Five years ago I saw Yvette Guilbert in London. I loved her all. Her red hair; the skinny arms of her, clothed in long black gloves; and her Gallic body with the low-necked white crinoline that gowned it. And how she sang!! And her acting! For five years I have carried the memory of her around with me, matching other people up with her but never finding her equal. On Sunday, March nineteenth, I saw her again. The black gloves and the white crinoline were gone, and she had grown a little stouter. The red hair was there, and the smile. Her voice had changed a bit and her personality had mellowed. She sang songs that were grave and moving, like Fiona Macleod’s Prayer of Women, and others that were gay and jocular, like The Curé Servant. But whatever she sang—and I didn’t know a word of what she sang—carried me away completely. Not a mood did I miss—not a suggestion of a mood. Perfect is her art. She has my adoration.
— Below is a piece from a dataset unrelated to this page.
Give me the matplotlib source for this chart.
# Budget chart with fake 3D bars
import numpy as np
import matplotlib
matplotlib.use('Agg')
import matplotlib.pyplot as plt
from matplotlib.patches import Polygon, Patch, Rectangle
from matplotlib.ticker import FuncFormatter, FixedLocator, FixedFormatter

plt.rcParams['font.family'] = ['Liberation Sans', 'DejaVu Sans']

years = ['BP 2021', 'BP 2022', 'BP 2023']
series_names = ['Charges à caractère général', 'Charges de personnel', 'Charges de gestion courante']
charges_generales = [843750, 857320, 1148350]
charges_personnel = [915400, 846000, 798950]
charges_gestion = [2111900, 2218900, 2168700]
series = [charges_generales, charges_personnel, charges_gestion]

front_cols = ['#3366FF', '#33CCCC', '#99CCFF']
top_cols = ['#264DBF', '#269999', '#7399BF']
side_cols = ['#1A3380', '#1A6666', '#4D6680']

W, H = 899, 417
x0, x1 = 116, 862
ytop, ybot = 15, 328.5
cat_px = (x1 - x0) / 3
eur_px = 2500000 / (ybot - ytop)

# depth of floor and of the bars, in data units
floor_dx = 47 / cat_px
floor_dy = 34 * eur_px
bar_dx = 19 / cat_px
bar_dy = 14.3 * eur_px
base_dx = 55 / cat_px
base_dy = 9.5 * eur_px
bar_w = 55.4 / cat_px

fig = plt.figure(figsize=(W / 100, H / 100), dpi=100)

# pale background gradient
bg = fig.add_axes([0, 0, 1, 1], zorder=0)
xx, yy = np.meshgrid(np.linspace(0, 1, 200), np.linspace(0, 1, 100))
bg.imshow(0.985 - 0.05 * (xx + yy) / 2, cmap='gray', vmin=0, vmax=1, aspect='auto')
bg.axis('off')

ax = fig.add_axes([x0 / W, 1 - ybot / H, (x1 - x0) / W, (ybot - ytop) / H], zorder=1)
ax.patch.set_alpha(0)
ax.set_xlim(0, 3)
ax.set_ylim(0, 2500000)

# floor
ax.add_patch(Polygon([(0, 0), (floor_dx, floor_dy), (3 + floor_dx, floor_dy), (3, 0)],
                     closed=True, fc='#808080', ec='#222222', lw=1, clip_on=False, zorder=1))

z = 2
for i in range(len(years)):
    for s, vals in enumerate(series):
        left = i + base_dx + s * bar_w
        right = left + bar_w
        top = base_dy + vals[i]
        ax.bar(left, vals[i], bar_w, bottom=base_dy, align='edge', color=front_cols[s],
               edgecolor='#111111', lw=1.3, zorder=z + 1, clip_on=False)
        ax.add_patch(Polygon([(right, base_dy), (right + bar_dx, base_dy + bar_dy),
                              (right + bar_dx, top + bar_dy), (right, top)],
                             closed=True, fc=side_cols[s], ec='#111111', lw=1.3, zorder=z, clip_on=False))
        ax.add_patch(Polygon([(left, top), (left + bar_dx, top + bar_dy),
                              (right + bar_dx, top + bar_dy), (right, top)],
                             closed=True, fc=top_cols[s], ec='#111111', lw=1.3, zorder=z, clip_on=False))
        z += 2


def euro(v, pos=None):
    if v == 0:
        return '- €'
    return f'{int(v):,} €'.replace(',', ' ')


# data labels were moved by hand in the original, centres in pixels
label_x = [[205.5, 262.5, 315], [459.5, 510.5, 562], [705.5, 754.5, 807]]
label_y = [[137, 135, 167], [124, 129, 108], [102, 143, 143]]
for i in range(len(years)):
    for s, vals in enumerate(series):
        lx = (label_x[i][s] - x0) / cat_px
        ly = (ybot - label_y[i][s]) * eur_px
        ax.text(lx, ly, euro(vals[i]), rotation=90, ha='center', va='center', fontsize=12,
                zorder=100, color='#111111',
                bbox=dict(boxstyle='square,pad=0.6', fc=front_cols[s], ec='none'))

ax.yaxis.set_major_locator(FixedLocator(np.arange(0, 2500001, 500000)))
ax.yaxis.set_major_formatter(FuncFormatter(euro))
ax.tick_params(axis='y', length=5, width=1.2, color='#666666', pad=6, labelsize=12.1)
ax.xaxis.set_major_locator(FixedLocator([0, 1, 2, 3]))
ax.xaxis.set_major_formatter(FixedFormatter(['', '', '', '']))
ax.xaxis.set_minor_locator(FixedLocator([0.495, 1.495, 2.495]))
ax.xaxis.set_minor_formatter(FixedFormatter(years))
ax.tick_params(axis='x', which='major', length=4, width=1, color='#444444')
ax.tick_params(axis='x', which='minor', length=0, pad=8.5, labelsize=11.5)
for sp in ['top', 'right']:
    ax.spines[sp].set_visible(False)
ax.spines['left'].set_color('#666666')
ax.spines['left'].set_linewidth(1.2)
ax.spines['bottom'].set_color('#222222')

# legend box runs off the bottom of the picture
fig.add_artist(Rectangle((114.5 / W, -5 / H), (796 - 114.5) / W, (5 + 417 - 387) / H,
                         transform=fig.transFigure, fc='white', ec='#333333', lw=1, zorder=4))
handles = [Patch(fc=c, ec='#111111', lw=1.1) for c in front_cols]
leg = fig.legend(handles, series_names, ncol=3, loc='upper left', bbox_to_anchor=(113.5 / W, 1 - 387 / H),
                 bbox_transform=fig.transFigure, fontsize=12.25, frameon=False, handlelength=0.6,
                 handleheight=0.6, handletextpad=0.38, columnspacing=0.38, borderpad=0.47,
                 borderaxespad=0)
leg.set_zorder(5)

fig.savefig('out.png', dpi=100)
“The Merry Wives of Windsor”
The latest addition to the Shakespeare Festival that is being thrust upon the apathetic people of this place is the Hackett-Allen production of The Merry Wives of Windsor. Three things can be said without any further comment. Joseph Urban did the stage settings. Richard Ordynski directed the production. Willy Pogany designed the costumes. Gordon Craig says somewhere that any medium is easier to work in than human beings. After seeing the work expended on The Merry Wives of Windsor by three geniuses, and watching the actors in that play, we understand completely.
Soulless New York
Witter Bynner, grown somber and blase,—the effect of living in soulless New York, he says—has become a sort of Greek Chorus to me. In various strophes with divers variations, in sundry public and private places, he chants the dismal fact that New York is soulless and that there is a danger of it robbing me of my joy in life. Not while its streets remain as they are will I lose the joy I possess! I cannot remember any city that I have been in where my sense of the comic has been tickled so often by happenings in the streets. So many comedies are enacted by the curbstone, so many quaintly funny things happen every hour on the streets, that it would be impossible for me to forget how jolly life really is. Of course I see tragedies too, but they seem to be there only for the purpose of balance!
For some time to come I’ll Dalcroze down the avenues and numerical by-ways of this “soulless” city. And my smile will always be handy; and my whistle wet, ready to pipe Gathering Peascods or The Parson’s Farewell or anything merry and bright to dance to.
To save the theatre, the theatre must be destroyed, the actors and actresses must all die of the plague. They poison the air, they make art impossible. It is not drama they play, but pieces for the theatre. We should return to the Greeks, play in the open air; the drama dies of stalls and boxes and evening dress, and people who come to digest their dinner.—Eleonora Duse.
The Theatre
“Overtones”
Alice Gerstenberg, who dramatized Alice in Wonderland, wrote Overtones, evidently as an experiment, and had it produced in New York. Now it is crowding vaudeville houses. As an experiment only is it important. Cyril Harcourt intends collaborating with Miss Gerstenberg to produce a three-act play on the same lines: characters being followed by their “real selves”, veiled, with voices confused. A Shaw play might be done this way—it is a method effective for moralizing and bringing home a point. But why would Darling Dora need an overtone or an undertone; or Blanco Posnet or Fanny’s Father? If there is any reason for the dramatic presentation of characters at all it is the drama of themselves—their actions and their thoughts as opposed to those of others.... Imagine Rebecca West being followed through three acts by a “real self”; or Ulric Brendel—“... I am homesick for the mighty nothingness”.